Si vous sortez de cette hypothèse osée mais pleine de bon sens, vous ne trouverez aucune explication à la lettre de Brigi Rafini. Car pour faire rentrer dans ses droits en matière d’impôts, c’est la direction générale des impôts (DGI) qui a cette prérogative et il n’y a aucun besoin de demander si poliment à des agents de l’Etat, si jamais ils sont des propriétaires de baux à louer, d’aller vers les services fiscaux. Pourquoi Brigi Rafini s’adresse-t-il à des ministres et à leurs collaborateurs alors que l’essentiel des impôts est ailleurs ? .
Pourquoi ne laisse-t-il pas la DGI faire correctement son travail de fouille, d’investigation et d’imposition ? Est-ce un aveu du genre : « chacun de nous sait où se trouvent les milliards que l’Etat peine aujourd’hui à trouver. Alors, faisons un effort pour restituer une partie de cet argent. » ? En tout état de cause, la Lettre de Brigi Rafini est un véritable pavé dans la mare dans la mesure où l’exécution des instructions qui y sont contenues ne mènera nulle part alors qu’elle a déjà mis à nu la situation financière dans laquelle patauge l’Etat. Imaginez un ministre réunir ses collaborateurs pour leur demander d’aller s’acquitter de leurs obligations fiscales. Il lui faudra bien expliquer par rapport à quoi. La seconde trouvaille est contenue dans cet appel à soumission pour des logements sociaux. Les souscriptions sont d’ores et déjà ouvertes et cela permettra à l’Etat, même si le site n’est pas encore connu, d’engranger quelque chose qui pourra toujours donner un souffle supplémentaire à un agonisant. Les déposants, sur la promesse d’un logement pour lequel ils ne connaissent ni le promoteur ni les garanties d’acquisition, deviennent ainsi une sorte de souscripteurs à une sorte d’emprunts obligataires. La différence est qu’il s’agit de logements sociaux non déterminés pour une date d’acquisition non plus déterminée. Il faut reconnaître que, pour une Etat en déconfiture financière, l’idée est pleine de promesses puisqu’il permet à de piètres gestionnaires de sortir la tête hors de l’eau. Le temps d’espérer des jours meilleurs. Seulement, le problème principal est que l’argent est introuvable dans le pays. Les rares personnes qui en ont se recrutent dans des milieux dont Brigi Rafini a parfaitement connaissance et c’est ce qui explique probablement cette lettre pleine de non-dits. Je fais le pari que la démarche sera vouée à l’échec. Les dix milliards du Fonds monétaire international (Fmi) qu’agite bruyamment le ministre des Finances, ont été accordés justement au Niger pour apurer une partie de la dette intérieure et éviter le naufrage. Une goutte d’eau dans un océan dont le Fmi ignore totalement l’étendue.
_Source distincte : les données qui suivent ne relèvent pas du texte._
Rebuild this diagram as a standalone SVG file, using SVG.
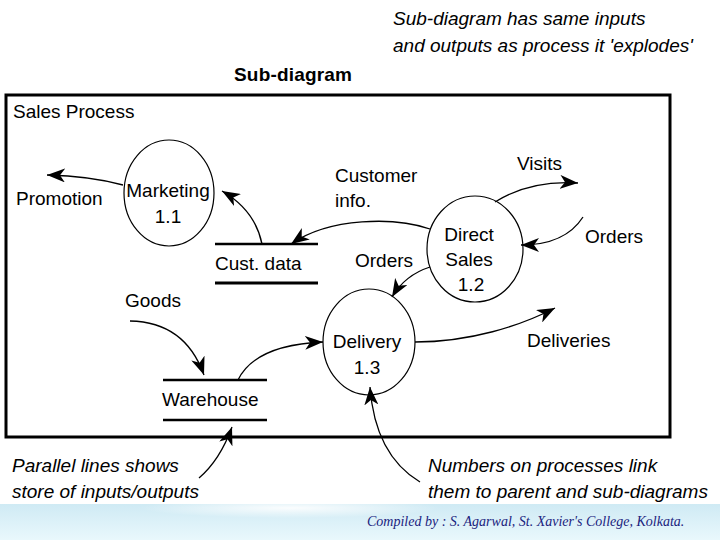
<svg xmlns="http://www.w3.org/2000/svg" width="720" height="540" viewBox="0 0 720 540">
<defs>
<marker id="ah" markerUnits="userSpaceOnUse" markerWidth="20" markerHeight="14" refX="18" refY="7" orient="auto">
<path d="M0,0 L18,7 L0,14 L5,7 Z" fill="#000"/>
</marker>
<linearGradient id="band" x1="0" y1="0" x2="0" y2="1">
<stop offset="0" stop-color="#cfeaf4"/>
<stop offset="1" stop-color="#e9f8fc"/>
</linearGradient>
<radialGradient id="glow" cx="0.5" cy="0.5" r="0.5">
<stop offset="0" stop-color="#ffffff" stop-opacity="0.9"/>
<stop offset="1" stop-color="#ffffff" stop-opacity="0"/>
</radialGradient>
</defs>
<style>
text{font-family:"Liberation Sans",Arial,sans-serif;font-size:19px;fill:#000}
.it{font-style:italic}
.proc{fill:none;stroke:#000;stroke-width:1.2}
.store{stroke:#000;stroke-width:2.5}
.flow{fill:none;stroke:#000;stroke-width:1.3;marker-end:url(#ah)}
.mid{text-anchor:middle}
</style>
<rect width="720" height="540" fill="#fff"/>
<rect x="0" y="504" width="720" height="36" fill="url(#band)"/>
<ellipse cx="290" cy="508" rx="150" ry="10" fill="url(#glow)"/>

<text class="it" x="393" y="25">Sub-diagram has same inputs</text>
<text class="it" x="393" y="52">and outputs as process it 'explodes'</text>
<text x="234" y="81" style="font-weight:bold;font-size:19px" textLength="118">Sub-diagram</text>

<rect x="6" y="95" width="664" height="342" fill="none" stroke="#000" stroke-width="3"/>
<text x="13" y="118">Sales Process</text>

<g id="marketing">
<ellipse class="proc" cx="169" cy="193" rx="45" ry="53"/>
<text class="mid" x="168" y="197">Marketing</text>
<text class="mid" x="168" y="223">1.1</text>
</g>
<g id="direct-sales">
<ellipse class="proc" cx="475" cy="249" rx="48" ry="53"/>
<text class="mid" x="469" y="241">Direct</text>
<text class="mid" x="469" y="266">Sales</text>
<text class="mid" x="471" y="291">1.2</text>
</g>
<g id="delivery">
<ellipse class="proc" cx="369" cy="342" rx="46" ry="53"/>
<text class="mid" x="367" y="348">Delivery</text>
<text class="mid" x="367" y="374">1.3</text>
</g>
<g id="cust-data">
<line class="store" x1="215" y1="244" x2="318" y2="244"/>
<line class="store" x1="215" y1="283" x2="318" y2="283" style="stroke-width:3"/>
<text x="215" y="270">Cust. data</text>
</g>
<g id="warehouse">
<line class="store" x1="163" y1="380" x2="267" y2="380"/>
<line class="store" x1="163" y1="420" x2="267" y2="420"/>
<text x="162" y="406">Warehouse</text>
</g>
<g id="promotion"><text x="16" y="205">Promotion</text></g>
<g id="customer-info"><text x="335" y="182">Customer</text><text x="335" y="207">info.</text></g>
<g id="visits"><text x="517" y="170">Visits</text></g>
<g id="orders-ext"><text x="585" y="243">Orders</text></g>
<g id="orders-int"><text x="355" y="267">Orders</text></g>
<g id="goods"><text x="125" y="307">Goods</text></g>
<g id="deliveries"><text x="527" y="347">Deliveries</text></g>

<g id="connectors">
<path class="flow" d="M123,185 Q90,176 47,175"/>
<path class="flow" d="M262,244 Q255,210 222,191"/>
<path class="flow" d="M430,229 C395,217 330,217 291,244"/>
<path class="flow" d="M495,202 Q530,180 578,183"/>
<path class="flow" d="M583,217 Q565,245 521,245"/>
<path class="flow" d="M430,267 Q405,275 392,297"/>
<path class="flow" d="M130,321 Q185,322 204,375"/>
<path class="flow" d="M238,380 Q255,345 323,342"/>
<path class="flow" d="M415,342 C470,342 520,326 555,308"/>
<path class="flow" d="M420,482 Q375,455 370,387"/>
<path class="flow" d="M199,478 Q220,460 232,427"/>
</g>

<text class="it" x="12" y="472">Parallel lines shows</text>
<text class="it" x="12" y="498">store of inputs/outputs</text>
<text class="it" x="428" y="472">Numbers on processes link</text>
<text class="it" x="428" y="498">them to parent and sub-diagrams</text>

<text class="it" x="367" y="526" style="font-family:'Liberation Serif','Times New Roman',serif;font-size:14px;fill:#1a237e">Compiled by : S. Agarwal, St. Xavier's College, Kolkata.</text>
</svg>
Tous ces saupoudrages ne pourront pas continuer. La machine tourne encore, mais dans un ralenti proche de l’arrêt total. Ceux qui ont soutenu cette façon de gouverner le Niger, en donnant aux gouvernants la licence de disposer des ressources et des deniers publics comme bon leur semble auront bientôt l’occasion de constater ce qu’ils ont contribué à faire du Niger. Ce jour-là, point d’hypocrisie car on a beau être ministre ou conseiller de Mahamadou Issoufou, député ou porteur de serviettes d’une des premières dames, fonctionnaire zélé ou juge, on subira les contrecoups de cette banqueroute financière. Vous pouvez le vérifier déjà autour de vous, vous remarquerez que ceux qui dépensaient 50 000 FCFA par jour n’en sont plus, dans le meilleur des cas possibles, qu’à 10 000 FCFA. En vérité, la crise est là. Nous n’en attendons plus que la manifestation la plus catastrophique, c’est-à-dire lorsque Brigi Rafini reconnaîtra publiquement qu’ils sont à bout de souffle et qu’ils n’en peuvent plus. Comme l’explique notre compatriote Abdou Gado Maliki, le Niger, encore une fois, n’a pu respecter ses engagements et a dû demander une dérogation. Il est clair que pour nous autres, connaisseurs de la situation politique nationale, le clash est juste différé. Mahamadou Issoufou, pour les raisons que seul le Fmi ignore encore, ne peut mobiliser les recettes internes dans les proportions attendues.